> **GIVEN REQUEST**
In the entries below, find the lines that contain the word "this" and copy them.

------

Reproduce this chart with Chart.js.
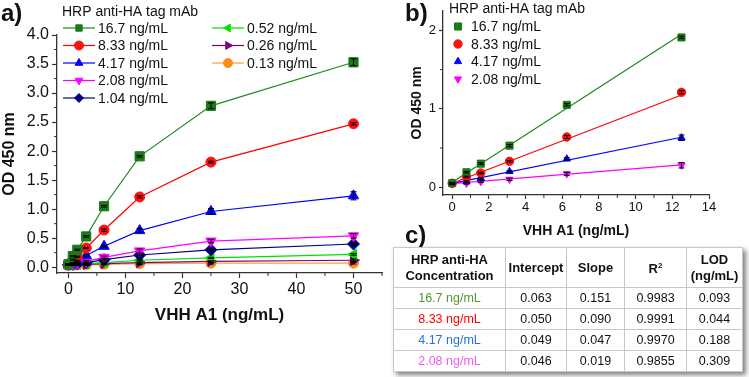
<!DOCTYPE html>
<html>
<head>
<meta charset="utf-8">
<script src="https://cdn.jsdelivr.net/npm/chart.js@4.4.0/dist/chart.umd.min.js"></script>
<style>
    body { margin: 0; background: #fff; width: 749px; height: 377px; overflow: hidden; position: relative;
           font-family: "Liberation Sans", Arial, sans-serif; color: #111; }
    #wrapA { position: absolute; left: 0; top: 0; }
    #wrapB { position: absolute; left: 380px; top: 0; }
    .panel { position: absolute; font-weight: bold; font-size: 24px; line-height: 24px; }
    #tbl { position: absolute; left: 393px; top: 247px; border-collapse: collapse; font-size: 12.5px;
           background: #fff; box-shadow: 3px 3px 5px rgba(0,0,0,0.5); table-layout: fixed; }
    #tbl th, #tbl td { border: 1px solid #c8c8c8; text-align: center; padding: 0; }
    #tbl th { font-weight: bold; font-size: 13px; height: 39px; line-height: 16px; }
    #tbl td { height: 20px; }
</style>
</head>
<body>
<div id="wrapA"><canvas id="chartA" width="390" height="326"></canvas></div>
<div id="wrapB"><canvas id="chartB" width="369" height="240"></canvas></div>
<div class="panel" style="left:1px;top:1px">a)</div>
<div class="panel" style="left:405px;top:1px">b)</div>
<div class="panel" style="left:405px;top:223px">c)</div>
<table id="tbl">
    <colgroup><col style="width:112px"><col style="width:61px"><col style="width:58px"><col style="width:62px"><col style="width:56px"></colgroup>
    <thead><tr>
        <th>HRP anti-HA<br>Concentration</th><th>Intercept</th><th>Slope</th><th>R<sup style="font-size:8px">2</sup></th><th>LOD<br>(ng/mL)</th>
    </tr></thead>
    <tbody id="tbody"></tbody>
</table>
<script>
    // VHH A1 concentrations (ng/mL)
    const concX = [0, 0.78, 1.56, 3.125, 6.25, 12.5, 25, 50];

    // OD 450 nm for each HRP anti-HA tag mAb concentration
    const od167 = [0.05, 0.19, 0.30, 0.53, 1.05, 1.91, 2.78, 3.53];
    const od833 = [0.05, 0.13, 0.18, 0.33, 0.64, 1.21, 1.81, 2.47];
    const od417 = [0.05, 0.07, 0.11, 0.20, 0.36, 0.63, 0.96, 1.23];
    const od208 = [0.04, 0.05, 0.07, 0.10, 0.17, 0.28, 0.45, 0.54];
    const od104 = [0.04, 0.05, 0.06, 0.08, 0.13, 0.21, 0.30, 0.40];
    const od052 = [0.04, 0.04, 0.05, 0.06, 0.08, 0.12, 0.16, 0.22];
    const od026 = [0.04, 0.04, 0.04, 0.05, 0.06, 0.08, 0.10, 0.12];
    const od013 = [0.04, 0.04, 0.04, 0.04, 0.05, 0.06, 0.07, 0.07];

    // error bar half-heights
    const err167 = [0.01, 0.01, 0.01, 0.015, 0.015, 0.015, 0.05, 0.06];
    const err833 = [0.01, 0.01, 0.01, 0.01, 0.02, 0.02, 0.015, 0.02];
    const err417 = [0.01, 0.01, 0.01, 0.01, 0.015, 0.035, 0.05, 0.07];
    const err208 = [0.01, 0.01, 0.01, 0.015, 0.02, 0.035, 0.03, 0.04];
    const err104 = [0.01, 0.01, 0.01, 0.01, 0.01, 0.015, 0.015, 0.02];
    const err052 = [0.01, 0.01, 0.01, 0.01, 0.01, 0.01, 0.01, 0.015];
    const err026 = [0.01, 0.01, 0.01, 0.01, 0.01, 0.01, 0.01, 0.02];
    const err013 = [0.01, 0.01, 0.01, 0.01, 0.01, 0.015, 0.015, 0.015];

    // table c) linear fits over 0-12.5 ng/mL
    const fitLabels = ['16.7 ng/mL', '8.33 ng/mL', '4.17 ng/mL', '2.08 ng/mL'];
    const fitIntercept = [0.063, 0.050, 0.049, 0.046];
    const fitSlope = [0.151, 0.090, 0.047, 0.019];
    const fitR2 = [0.9983, 0.9991, 0.9970, 0.9855];
    const fitLOD = [0.093, 0.044, 0.188, 0.309];
    const fitXmax = 12.5;

    // tick labels
    const aXTicks = [0, 10, 20, 30, 40, 50];
    const aXMinor = [5, 15, 25, 35, 45, 55];
    const aYTicks = [0, 0.5, 1, 1.5, 2, 2.5, 3, 3.5, 4];
    const aYMinor = [0.25, 0.75, 1.25, 1.75, 2.25, 2.75, 3.25, 3.75];
    const bXTicks = [0, 2, 4, 6, 8, 10, 12, 14];
    const bXMinor = [1, 3, 5, 7, 9, 11, 13];
    const bYTicks = [0, 1, 2];
    const bYMinor = [0.5, 1.5];

    const FONT = '"Liberation Sans", Arial, sans-serif';
    const AXIS = '#333';

    const series = [
        { label: '16.7 ng/mL', y: od167, err: err167, color: '#1f8a1f', fill: '#1a7a1a', style: 'rect', rot: 0, r: 6.5, tcolor: '#4f9a2e' },
        { label: '8.33 ng/mL', y: od833, err: err833, color: '#ff0000', fill: '#ff1010', style: 'circle', rot: 0, r: 5, tcolor: '#ff0000' },
        { label: '4.17 ng/mL', y: od417, err: err417, color: '#0000ff', fill: '#0000ff', style: 'triangle', rot: 0, r: 6, tcolor: '#2673d9' },
        { label: '2.08 ng/mL', y: od208, err: err208, color: '#ff00ff', fill: '#ff00ff', style: 'triangle', rot: 180, r: 6, tcolor: '#f05cf0' },
        { label: '1.04 ng/mL', y: od104, err: err104, color: '#000080', fill: '#000080', style: 'rectRot', rot: 0, r: 6 },
        { label: '0.52 ng/mL', y: od052, err: err052, color: '#00e000', fill: '#00e000', style: 'triangle', rot: -90, r: 6 },
        { label: '0.26 ng/mL', y: od026, err: err026, color: '#800080', fill: '#800080', style: 'triangle', rot: 90, r: 6 },
        { label: '0.13 ng/mL', y: od013, err: err013, color: '#f7a040', fill: '#ff8c1a', style: 'circle', rot: 0, r: 5 }
    ];

    const toPts = (xs, ys) => xs.map((x, i) => ({ x: x, y: ys[i] }));

    /**
     * Error bars with caps, drawn on top of the markers
     */
    const errorBars = {
        id: 'errorBars',
        afterDatasetsDraw(chart) {
            const ctx = chart.ctx;
            const xs = chart.scales.x, ys = chart.scales.y;
            ctx.save();
            ctx.strokeStyle = '#000';
            ctx.lineWidth = 1;
            chart.data.datasets.forEach(ds => {
                if (!ds.errors) return;
                const cap = ds.capWidth || 3;
                ds.data.forEach((p, j) => {
                    const e = ds.errors[j];
                    if (!e) return;
                    const x = xs.getPixelForValue(p.x);
                    const y1 = ys.getPixelForValue(p.y - e);
                    const y2 = ys.getPixelForValue(p.y + e);
                    ctx.beginPath();
                    ctx.moveTo(x, y1); ctx.lineTo(x, y2);
                    ctx.moveTo(x - cap, y1); ctx.lineTo(x + cap, y1);
                    ctx.moveTo(x - cap, y2); ctx.lineTo(x + cap, y2);
                    ctx.stroke();
                });
            });
            ctx.restore();
        }
    };

    /**
     * Short outside ticks between the labelled ones
     */
    const minorTicks = {
        id: 'minorTicks',
        afterDraw(chart, args, opts) {
            const ctx = chart.ctx;
            const xs = chart.scales.x, ys = chart.scales.y;
            ctx.save();
            ctx.strokeStyle = AXIS;
            ctx.lineWidth = 1;
            (opts.x || []).forEach(v => {
                const px = xs.getPixelForValue(v);
                ctx.beginPath(); ctx.moveTo(px, xs.top); ctx.lineTo(px, xs.top + opts.len); ctx.stroke();
            });
            (opts.y || []).forEach(v => {
                const py = ys.getPixelForValue(v);
                ctx.beginPath(); ctx.moveTo(ys.right, py); ctx.lineTo(ys.right - opts.len, py); ctx.stroke();
            });
            ctx.restore();
        }
    };

    /**
     * Legend drawn inside the plot, Origin style
     */
    const boxLegend = {
        id: 'boxLegend',
        afterDraw(chart, args, opts) {
            if (!opts.items) return;
            const ctx = chart.ctx;
            ctx.save();
            ctx.font = opts.fontSize + 'px ' + FONT;
            ctx.fillStyle = '#111';
            ctx.textBaseline = 'middle';
            ctx.textAlign = 'left';
            ctx.fillText(opts.title, opts.titleX, opts.titleY);
            opts.items.forEach(it => {
                const ds = chart.data.datasets[it.index];
                if (opts.lineLen) {
                    ctx.strokeStyle = ds.borderColor;
                    ctx.lineWidth = 1.2;
                    ctx.beginPath();
                    ctx.moveTo(it.x, it.y);
                    ctx.lineTo(it.x + opts.lineLen, it.y);
                    ctx.stroke();
                }
                ctx.fillStyle = ds.pointBackgroundColor;
                ctx.strokeStyle = ds.pointBorderColor;
                ctx.lineWidth = 1;
                Chart.helpers.drawPoint(ctx, {
                    pointStyle: ds.pointStyle, rotation: ds.pointRotation,
                    radius: opts.radius || ds.pointRadius, borderWidth: 1
                }, it.x + opts.markerOffset, it.y);
                ctx.fillStyle = '#111';
                ctx.fillText(ds.label, it.x + opts.textOffset, it.y + 1);
            });
            ctx.restore();
        }
    };

    function axisScale(opts) {
        return {
            type: 'linear',
            min: opts.min,
            max: opts.max,
            afterBuildTicks: s => { s.ticks = opts.ticks.map(v => ({ value: v })); },
            afterFit: s => { if (opts.width) s.width = opts.width; if (opts.height) s.height = opts.height; },
            grid: { drawOnChartArea: false, drawTicks: true, tickLength: opts.tickLen, tickColor: AXIS, tickWidth: 1.2 },
            border: { color: AXIS, width: 1.3 },
            ticks: {
                font: { family: FONT, size: opts.fontSize }, color: '#111', padding: opts.pad,
                maxRotation: 0, autoSkip: false, callback: opts.fmt
            },
            title: {
                display: true, text: opts.title, color: '#111', padding: 0,
                font: { family: FONT, size: opts.titleSize, weight: 'bold' }
            }
        };
    }

    // ---------- a) full response curves ----------
    const dsA = series.map(s => ({
        label: s.label,
        data: toPts(concX, s.y),
        errors: s.err,
        capWidth: 3,
        borderColor: s.color,
        backgroundColor: s.fill,
        pointBackgroundColor: s.fill,
        pointBorderColor: s.fill,
        pointStyle: s.style,
        pointRotation: s.rot,
        pointRadius: s.r,
        pointBorderWidth: 1,
        borderWidth: 1.2,
        tension: 0
    }));

    new Chart(document.getElementById('chartA'), {
        type: 'line',
        data: { datasets: dsA },
        options: {
            responsive: false,
            animation: false,
            layout: { padding: { left: 0, right: 8, top: 35, bottom: 0 } },
            plugins: {
                legend: { display: false },
                tooltip: { enabled: false },
                minorTicks: { x: aXMinor, y: aYMinor, len: 3 },
                boxLegend: {
                    title: 'HRP anti-HA tag mAb', titleX: 62, titleY: 12, fontSize: 14,
                    lineLen: 32, markerOffset: 16, textOffset: 35, radius: 4.5,
                    items: [
                        { index: 0, x: 63, y: 28 }, { index: 1, x: 63, y: 45.5 }, { index: 2, x: 63, y: 63 },
                        { index: 3, x: 63, y: 80.5 }, { index: 4, x: 63, y: 98 },
                        { index: 5, x: 212, y: 28 }, { index: 6, x: 212, y: 45.5 }, { index: 7, x: 212, y: 63 }
                    ]
                }
            },
            scales: {
                x: axisScale({ min: -2, max: 55, ticks: aXTicks, height: 53, tickLen: 5, pad: 2, fontSize: 16,
                               fmt: v => String(v), title: 'VHH A1 (ng/mL)', titleSize: 17 }),
                y: axisScale({ min: -0.1, max: 4.0, ticks: aYTicks, width: 57, tickLen: 5, pad: 3, fontSize: 16,
                               fmt: v => v.toFixed(1), title: 'OD 450 nm', titleSize: 16 })
            }
        },
        plugins: [errorBars, minorTicks, boxLegend]
    });

    // ---------- b) linear range with fits ----------
    const bCount = concX.filter(x => x <= fitXmax).length;
    const dsB = [];
    series.slice(0, 4).forEach(s => {
        dsB.push({
            label: s.label,
            data: toPts(concX.slice(0, bCount), s.y.slice(0, bCount)),
            errors: s.err.slice(0, bCount),
            capWidth: 3,
            showLine: false,
            borderColor: s.color,
            backgroundColor: s.fill,
            pointBackgroundColor: s.fill,
            pointBorderColor: s.fill,
            pointStyle: s.style,
            pointRotation: s.rot,
            pointRadius: s.style === 'rect' ? 5 : 4.2,
            pointBorderWidth: 1,
            order: 1
        });
    });
    series.slice(0, 4).forEach((s, i) => {
        dsB.push({
            label: 'fit ' + s.label,
            data: [{ x: 0, y: fitIntercept[i] }, { x: fitXmax, y: fitIntercept[i] + fitSlope[i] * fitXmax }],
            borderColor: s.color,
            borderWidth: 1.2,
            pointRadius: 0,
            showLine: true,
            order: 2
        });
    });

    new Chart(document.getElementById('chartB'), {
        type: 'scatter',
        data: { datasets: dsB },
        options: {
            responsive: false,
            animation: false,
            layout: { padding: { left: 29, right: 40, top: 1, bottom: 0 } },
            plugins: {
                legend: { display: false },
                tooltip: { enabled: false },
                minorTicks: { x: bXMinor, y: bYMinor, len: 3 },
                boxLegend: {
                    title: 'HRP anti-HA tag mAb', titleX: 69, titleY: 9, fontSize: 14,
                    lineLen: 0, markerOffset: 0, textOffset: 13,
                    items: [
                        { index: 0, x: 78, y: 26.5 }, { index: 1, x: 78, y: 44 },
                        { index: 2, x: 78, y: 61.5 }, { index: 3, x: 78, y: 79 }
                    ]
                }
            },
            scales: {
                x: axisScale({ min: -0.5, max: 14, ticks: bXTicks, height: 45, tickLen: 4, pad: 1, fontSize: 13,
                               fmt: v => String(v), title: 'VHH A1 (ng/mL)', titleSize: 14 }),
                y: axisScale({ min: -0.1, max: 2.25, ticks: bYTicks, width: 34, tickLen: 4, pad: 3, fontSize: 13,
                               fmt: v => String(v), title: 'OD 450 nm', titleSize: 14 })
            }
        },
        plugins: [errorBars, minorTicks, boxLegend]
    });

    // ---------- c) fit table ----------
    const tbody = document.getElementById('tbody');
    fitLabels.forEach((lab, i) => {
        const tr = document.createElement('tr');
        tr.innerHTML =
            `<td style="color:${series[i].tcolor}">${lab}</td>` +
            `<td>${fitIntercept[i].toFixed(3)}</td>` +
            `<td>${fitSlope[i].toFixed(3)}</td>` +
            `<td>${fitR2[i].toFixed(4)}</td>` +
            `<td>${fitLOD[i].toFixed(3)}</td>`;
        tbody.appendChild(tr);
    });
</script>
</body>
</html>
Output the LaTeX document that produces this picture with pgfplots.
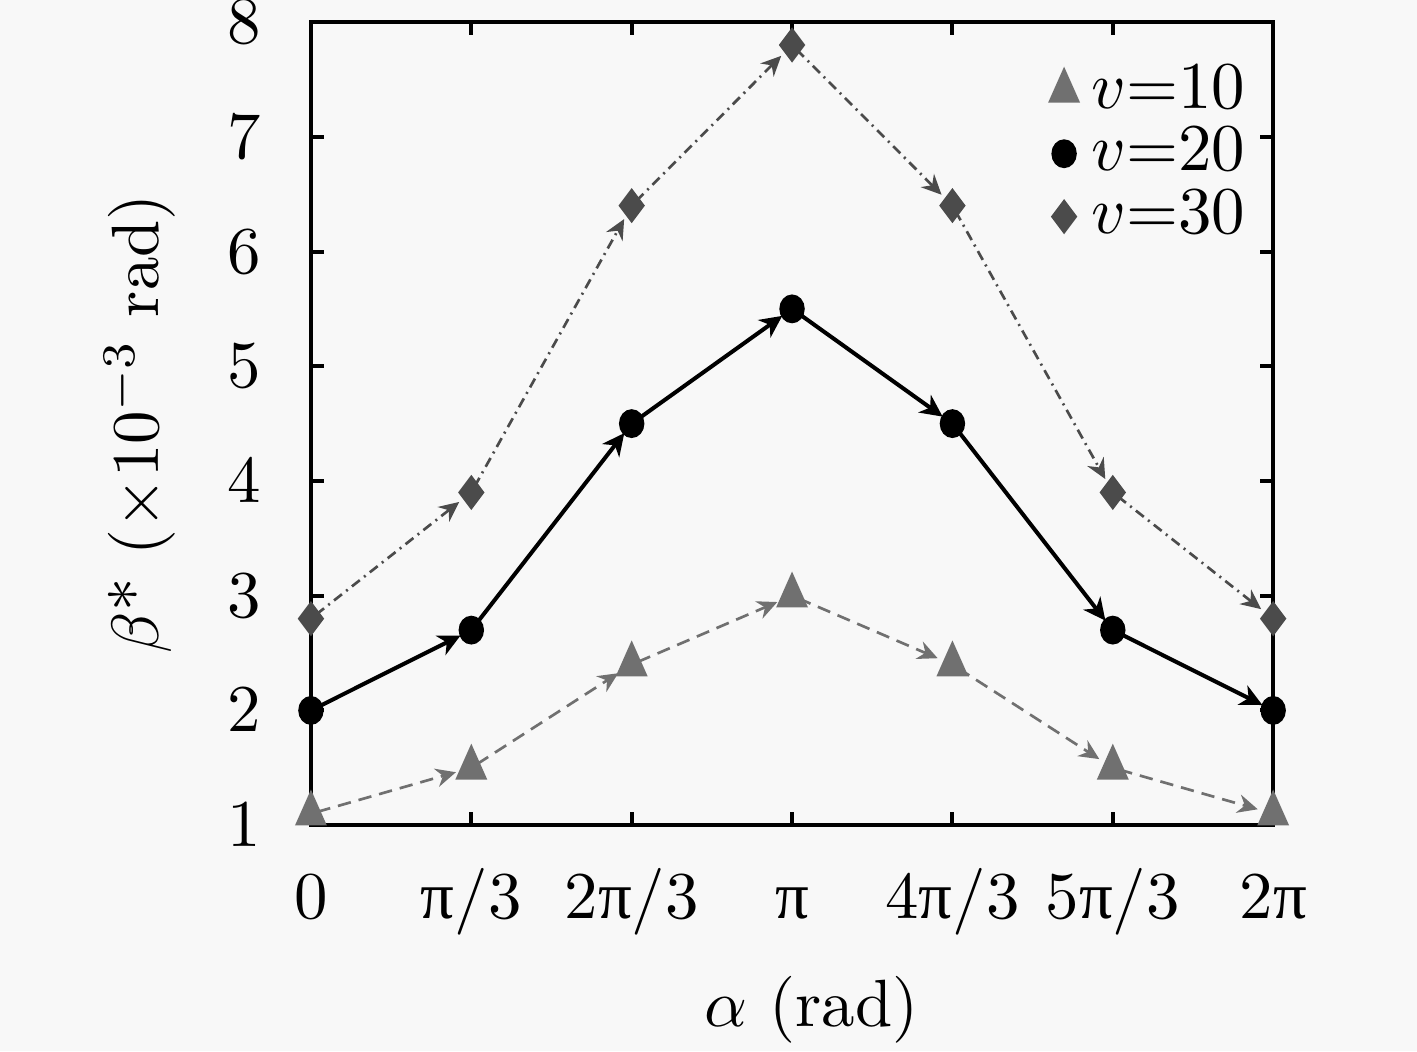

------

> **THE RESULT**
Reproduce this chart with Chart.js.
Output the LaTeX document that produces this picture with pgfplots.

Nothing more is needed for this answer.